Ditambah dengan penggunaan Strategic Lawsuit Against Public Participation (SLAPP) yang kerap dipakai korporasi untuk memukul mundur perlawanan masyarakat. Di samping itu, ia menilai bahwa pemerintah memiliki "senjata andalan" untuk membungkan kritik, yakni kriminalisasi hoaks dan polisi siber.
"Melihat semua hal di atas, tanpa UU ITE pun kualitas demokrasi kita akan tetap mandek jika kita terus mundur. Pasal karet memang harus direvisi, namun kemunduran demokrasi di Indonesia tak bermula dan berakhir sampai sini saja," ujar Mirza.
Menurutnya, ada masalah yang mendasar pada turunnya indeks demokrasi di Indonesia. Tak hanya menyangkut pada pemerintah yang menyusun perangkat hukum, tetapi hal ini juga berasal dari dalam masyarakat.
"Ini juga mengendap dalam watak masyarakat sendiri, yang diam-diam menolak demokrasi yang menyarankan kebebasan berekspresi untuk semua," ujar Mirza.
Bukan hanya pemerintah yang bisa sepenuhnya bertanggung jawab atas kemunduran dalam kebebasan berekspresi tersebut. Mirza mengatakan pelapor warga dari elemen masyarakat pun banyak yang bersifat antikritik.
"Perbedaan tipis antara jumlah pelapor warga dan pemerintah membuktikan bahwa masyarakat sipil sendiri gagal memahami dan mempraktikkan kebebasan berekspresi. Tak ubahnya tabiat pemerintah," ujar Mirza.
Ia mengungkapkan, semangat memenjarakan lawan bicaranya juga ikut lestari terjadi di masyarakat.
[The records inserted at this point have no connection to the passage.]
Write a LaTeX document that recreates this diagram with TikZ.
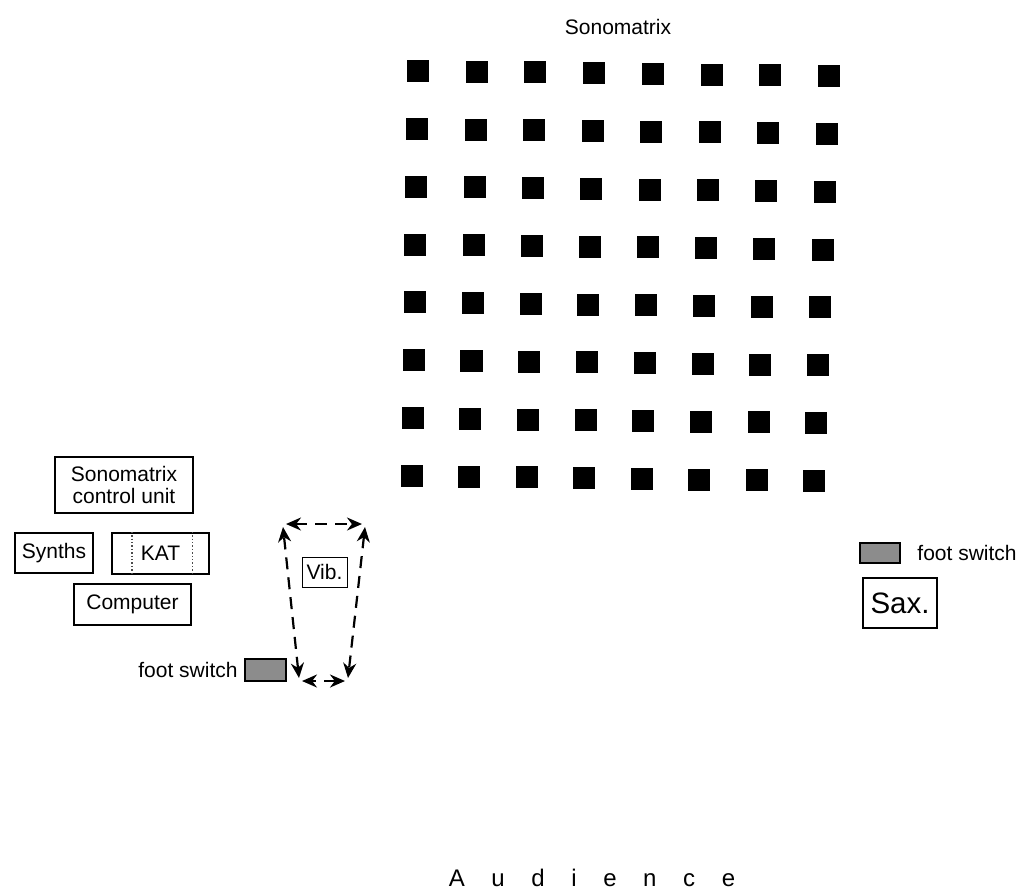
\documentclass[tikz,border=0pt]{standalone}
\usepackage{fontspec}
\setmainfont{Liberation Sans}
\usetikzlibrary{arrows.meta,calc}
\begin{document}
\begin{tikzpicture}[x=0.5pt,y=-0.5pt,
  lbl/.style={font=\fontsize{10.5}{11}\selectfont, inner sep=0},
  box/.style={draw, line width=1.2pt, inner sep=0, align=center, font=\fontsize{10.5}{11}\selectfont},
  sq/.style={fill=black, minimum size=11pt, inner sep=0},
  fsw/.style={draw, line width=1.1pt, fill=black!45, inner sep=0},
  vibarrow/.style={{Stealth[length=7.5pt,width=6.5pt]}-{Stealth[length=7.5pt,width=6.5pt]}, dash pattern=on 6pt off 4pt, line width=1.1pt}]
\useasboundingbox (0,0) rectangle (1020,890);

% title
\node[lbl] (title) at (618,27) {Sonomatrix};

% speaker grid
\foreach \r in {0,...,7}{
  \foreach \c in {0,...,7}{
    \pgfmathsetmacro\u{\c/7}
    \pgfmathsetmacro\v{\r/7}
    \pgfmathsetmacro\px{(1-\u)*(1-\v)*418+\u*(1-\v)*829+(1-\u)*\v*412+\u*\v*814}
    \pgfmathsetmacro\py{(1-\u)*(1-\v)*71+\u*(1-\v)*76+(1-\u)*\v*476+\u*\v*481}
    \node[sq] (s\r\c) at (\px,\py) {};
  }
}

% left equipment
\node[box, minimum width=69pt, minimum height=28pt] (ctrl) at (124,485) {Sonomatrix\\control unit};
\node[box, minimum width=39pt, minimum height=20pt] (synths) at (54,553) {Synths};
\node[box, minimum width=48.5pt, minimum height=20.5pt] (kat) at (160.5,553.5) {KAT};
\draw[line width=0.7pt, gray!60!black, densely dotted] ($(kat.north west)+(21,0)$) -- ($(kat.south west)+(21,0)$);
\draw[line width=0.7pt, gray!60!black, densely dotted] ($(kat.north east)+(-18,0)$) -- ($(kat.south east)+(-18,0)$);
\node[box, minimum width=58.5pt, minimum height=20.5pt] (comp) at (132.5,604.5) {Computer};

% vibraphone
\node[draw, line width=0.5pt, inner sep=0, minimum width=22.5pt, minimum height=15pt, font=\fontsize{10.5}{11}\selectfont] (vib) at (324.5,572) {Vib.};
\coordinate (vtl) at (283,527);
\coordinate (vtlb) at (286,524);
\coordinate (vtr) at (362,524);
\coordinate (vtrb) at (365,527);
\coordinate (vbr) at (348,678);
\coordinate (vbrb) at (345,681);
\coordinate (vbl) at (302,681);
\coordinate (vblb) at (299,678);
\draw[vibarrow] (vblb) -- (vtl);
\draw[vibarrow] (vtlb) -- (vtr);
\draw[vibarrow] (vtrb) -- (vbr);
\draw[vibarrow] (vbrb) -- (vbl);

% foot switches
\node[fsw, minimum width=20.5pt, minimum height=11pt] (fs1) at (265.5,670) {};
\node[lbl, anchor=east] (fs1l) at (238,670) {foot switch};
\node[fsw, minimum width=20pt, minimum height=10pt] (fs2) at (880,553) {};
\node[lbl, anchor=west] (fs2l) at (917,553) {foot switch};

% saxophone
\node[draw, line width=1pt, inner sep=0, minimum width=37pt, minimum height=25pt, font=\fontsize{14.75}{16}\selectfont] (sax) at (900,603) {Sax.};

% audience
\node[font=\fontsize{12}{14}\selectfont, inner sep=0, anchor=base] (aud) at (592,886) {\spaceskip=13.3pt A u d i e n c e};
\end{tikzpicture}
\end{document}
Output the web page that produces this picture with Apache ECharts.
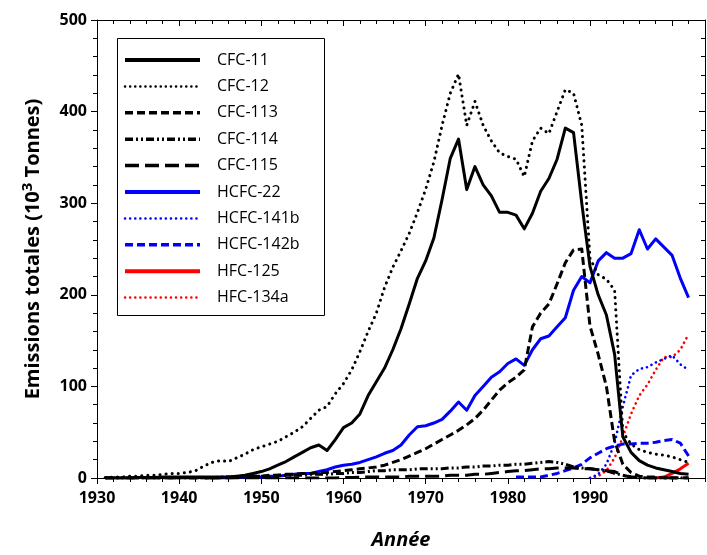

Masih banyak masyarakat sipil, kata Mirza, yang alergi terhadap kritik dan perbedaan pendapat.
"Tragisnya dibiarkan oleh pemerintah yang nampak meraup untung dari konflik warga yang berlomba-lomba mempolisikan sesamanya. Di momen politik besar seperti Pemilu atau Pilkada, kecenderungan ini melonjak berkali lipat," ujar Mirza.
Tak hanya merevisi, Lokataru mendorong upaya memulihkan korban kriminalisasi akibat undang-undang tersebut. "Untuk sesegera mungkin memulihkan korban-korban kriminalisasi pasal karet dari beleid yang ditandatangani 2011 silam. Hal ini untuk menunjukkan penyesalan atas praktik pemidanaan via UU ITE," ujar Mirza.
Ia melihat, UU ITE saat ini diamini sebagai salah satu sumber kemunduran demokrasi di Indonesia. Imbasnya, indeks demokrasi di Indonesia menurun sejak 14 tahun terakhir berdasarkan survei yang digelar oleh The Economist Intelligence Unit.
"Mungkin ini jadi momentum bagi Kapolri baru yang hendak berpegang pada prinsip restorative justice untuk memulihkan para korban," ujar Mirza.
Pasal karet yang ada dalam UU ITE memang perlu direvisi, tapi demi meningkatnya indeks demokrasi juga diperlukan komitmen dari pemerintah. Sebab tanpa undang-undang tersebut, negara tetap memiliki kemampuan dalam mengkriminalisasi warga.